Retirement planning is an important element of any financial portfolio. Any individual who has begun organising their finances should take the question of retirement seriously and start planning for it. The ideal option here is to invest in a good retirement plan. One of the most popular types of retirement plans in India is the pension plan. As the name suggests, these plans provide a pension/pay-out at regular frequencies during your retirement period. If you are looking to opt for a pension plan yourself, then you should have a strong understanding of all its aspects. This article is here to help.
What is a pension plan?
When an individual retires, they are left without a regular source of income. In such a situation, managing daily expenses may become difficult. Even if there are some savings, they may be wiped out soon enough, especially if the amount is available in a lump-sum condition. This is where a pension plan comes to the rescue.
A pension plan is a kind of a financial product that provides financial aid to individuals who have taken retirement and therefore, lack a regular income. These plans are designed specifically for retirees and have features that suit their lifestyles. A look at how a pension plan works can explain this better.
Understanding pension plans better
Most pension plans have a general structure that includes two important stages – first, paying the premium/s for the plan, and secondly, receiving the pay-outs. Most plans also come with death benefit and maturity benefit features.
Paying the premiums
How much premium you pay and in what manner depends on the kind of pension plan you have opted for. The amount of the premium depends on the pay-out figure you wish to receive once you retire. The higher this figure, the more will be the premium and vice versa. You can choose to pay the premium in instalments over a long duration, or you can select a lump-sum premium payment option. The former is suitable for the deferred annuity option, while the latter is ideal for an immediate plan.
Receiving the pay-outs
There are two major options when it comes to receiving the pay-outs of a pension plan: immediate and deferred annuity. In the first, you start receiving the pay-outs within a year of you paying the final premium. With the latter option, you receive the pay-outs a few years/ several years after paying your premiums. If you wish to invest a lump sum amount right before your investment, then an immediate annuity is a great option. However, if you are looking for a more gradual and consistent kind of accumulation, then you can go for the deferred annuity option.

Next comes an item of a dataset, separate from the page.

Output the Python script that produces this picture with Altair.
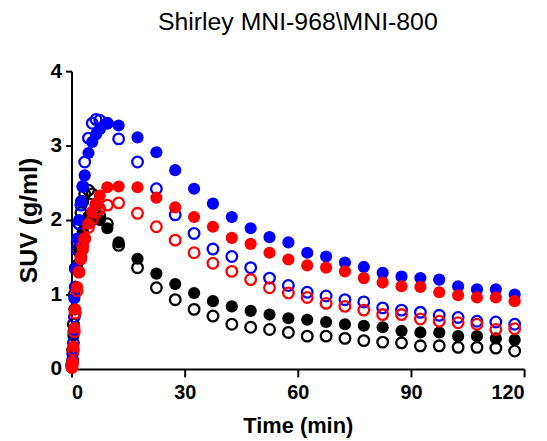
import altair as alt
import pandas as pd

times = [0.1, 0.3, 0.5, 0.75, 1.0, 1.5, 2.0, 2.5, 3.0, 3.5, 4.5, 5.5, 6.5, 7.5, 9.5,
         12.5, 17.5, 22.5, 27.5,
         32.5, 37.5, 42.5, 47.5, 52.5, 57.5, 62.5, 67.5, 72.5, 77.5, 82.5, 87.5,
         92.5, 97.5, 102.5, 107.5, 112.5, 117.5]

blue_filled = [0.05, 0.2, 0.5, 0.95, 1.35, 1.75, 2.0, 2.25, 2.45, 2.6, 2.9, 3.05, 3.15, 3.22, 3.3,
               3.27, 3.11, 2.91, 2.67,
               2.42, 2.22, 2.04, 1.89, 1.77, 1.70, 1.56, 1.51, 1.43, 1.37, 1.29, 1.24,
               1.22, 1.20, 1.11, 1.07, 1.07, 1.00]
blue_open = [0.03, 0.12, 0.35, 0.7, 1.1, 1.6, 1.95, 2.2, 2.45, 2.78, 3.1, 3.3, 3.35, 3.34, 3.3,
             3.09, 2.78, 2.42, 2.07,
             1.82, 1.61, 1.51, 1.36, 1.22, 1.12, 1.03, 0.98, 0.93, 0.90, 0.82, 0.79,
             0.76, 0.72, 0.69, 0.64, 0.63, 0.60]
red_filled = [0.03, 0.1, 0.3, 0.55, 0.8, 1.1, 1.3, 1.47, 1.6, 1.75, 1.95, 2.11, 2.22, 2.33, 2.44,
              2.45, 2.44, 2.30, 2.17,
              2.04, 1.91, 1.76, 1.68, 1.56, 1.47, 1.39, 1.36, 1.31, 1.22, 1.16, 1.11,
              1.10, 1.03, 0.99, 0.96, 0.96, 0.91]
red_open = [0.02, 0.08, 0.25, 0.5, 0.75, 1.05, 1.3, 1.5, 1.65, 1.75, 1.9, 2.0, 2.1, 2.15, 2.2,
            2.23, 2.09, 1.91, 1.73,
            1.56, 1.42, 1.31, 1.20, 1.09, 1.02, 0.96, 0.88, 0.84, 0.79, 0.73, 0.73,
            0.67, 0.64, 0.62, 0.60, 0.53, 0.54]
black_filled = [0.05, 0.2, 0.45, 0.8, 1.1, 1.4, 1.6, 1.75, 1.85, 1.95, 2.05, 2.1, 2.05, 2.0, 1.89,
                1.70, 1.48, 1.28, 1.14,
                1.02, 0.91, 0.84, 0.78, 0.73, 0.68, 0.66, 0.63, 0.60, 0.58, 0.56, 0.51,
                0.49, 0.49, 0.44, 0.44, 0.41, 0.39]
black_open = [0.06, 0.25, 0.6, 1.0, 1.35, 1.7, 1.95, 2.1, 2.25, 2.35, 2.4, 2.35, 2.2, 2.05, 1.95,
              1.66, 1.36, 1.09, 0.93,
              0.80, 0.71, 0.60, 0.56, 0.53, 0.49, 0.44, 0.44, 0.41, 0.38, 0.36, 0.35,
              0.31, 0.31, 0.29, 0.29, 0.28, 0.24]

series = [
    ("black_filled", black_filled, "#000000", True),
    ("black_open", black_open, "#000000", False),
    ("blue_filled", blue_filled, "#0000FF", True),
    ("blue_open", blue_open, "#0000FF", False),
    ("red_filled", red_filled, "#FF0000", True),
    ("red_open", red_open, "#FF0000", False),
]

FONT = "Liberation Sans"

x_scale = alt.Scale(domain=[0, 120], nice=False, zero=True)
y_scale = alt.Scale(domain=[0, 4], nice=False)

x_axis = alt.Axis(values=[0, 30, 60, 90, 120], title="Time (min)", grid=False,
                  domainColor="black", domainWidth=2, tickColor="black", tickWidth=2,
                  tickSize=8, labelFont=FONT, labelFontSize=20, labelFontWeight="bold",
                  labelColor="black", labelPadding=6, titleFont=FONT, titleFontSize=22,
                  titleFontWeight="bold", titleColor="black", titlePadding=13)
y_axis = alt.Axis(values=[0, 1, 2, 3, 4], title="SUV (g/ml)", grid=False,
                  domainColor="black", domainWidth=2, tickColor="black", tickWidth=2,
                  tickSize=6, labelFont=FONT, labelFontSize=21, labelFontWeight="bold",
                  labelColor="black", labelPadding=4, titleFont=FONT, titleFontSize=25,
                  titleFontWeight="bold", titleColor="black", titlePadding=9)

layers = []
for name, vals, color, filled in series:
    df = pd.DataFrame({"t": times, "suv": vals})
    enc = dict(
        x=alt.X("t:Q", scale=x_scale, axis=x_axis),
        y=alt.Y("suv:Q", scale=y_scale, axis=y_axis),
    )
    if filled:
        m = alt.Chart(df).mark_circle(size=150, color=color, opacity=1)
    else:
        m = alt.Chart(df).mark_point(shape="circle", size=115, filled=False,
                                     color=color, strokeWidth=2.3, opacity=1)
    layers.append(m.encode(**enc))

chart = alt.layer(*layers).properties(
    width=456, height=300,
    title=alt.TitleParams("Shirley MNI-968\\MNI-800", font=FONT, fontSize=25,
                          fontWeight="normal", color="black", anchor="middle", offset=25),
    autosize=alt.AutoSizeParams(type="none"),
    padding={"left": 64, "top": 62, "right": 15, "bottom": 70},
).configure(background="white", view=alt.ViewConfig(stroke=None))

chart.save("out.html", embed_options={"renderer": "svg", "actions": False})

Note that if you are opting for an immediate annuity plan, the insurer may only allow you to make a single premium payment.
You also have multiple options when it comes to the frequency of the pay-outs. Most retirement plans in India provide you with yearly, half-yearly, quarterly, and monthly pay-out options. Based on your financial needs, you can choose a suitable option for yourself, and you will receive the pay-outs accordingly.
Death benefit and maturity benefit option
When the major annuitant (the primary holder of the plan) passes away in a manner mentioned in the plan, the return of purchase price option comes into action. The nominees of the policy receive the amount invested in the plan after the death of the annuitant.
If the plan holder survives the maturity of the policy, this invested amount is returned to the annuitant in a lump sum. Thus, a pension plan is a great way to ensure that you enjoy the benefits of retirement, while also allowing you to leave a legacy for your loved ones in your absence.
Benefits of opting for a pension plan
- Provides a regular source of income – In the absence of regular earnings, the pay-outs from a pension plan can help run your daily expenses smoothly.
- Helps you achieve retirement goals – You can also use these pay-outs to fund an annual trip, buy something fancy that you have always wanted to, start your own venture, support your children or grandchildren, and so on.
- Takes care of medical emergencies – One should never rule out the possibility of getting diagnosed with an illness or having health issues in general at a senior stage in life. A pension plan helps you deal with the costs for the same to a great extent so that you continue to enjoy retirement benefits for a long time.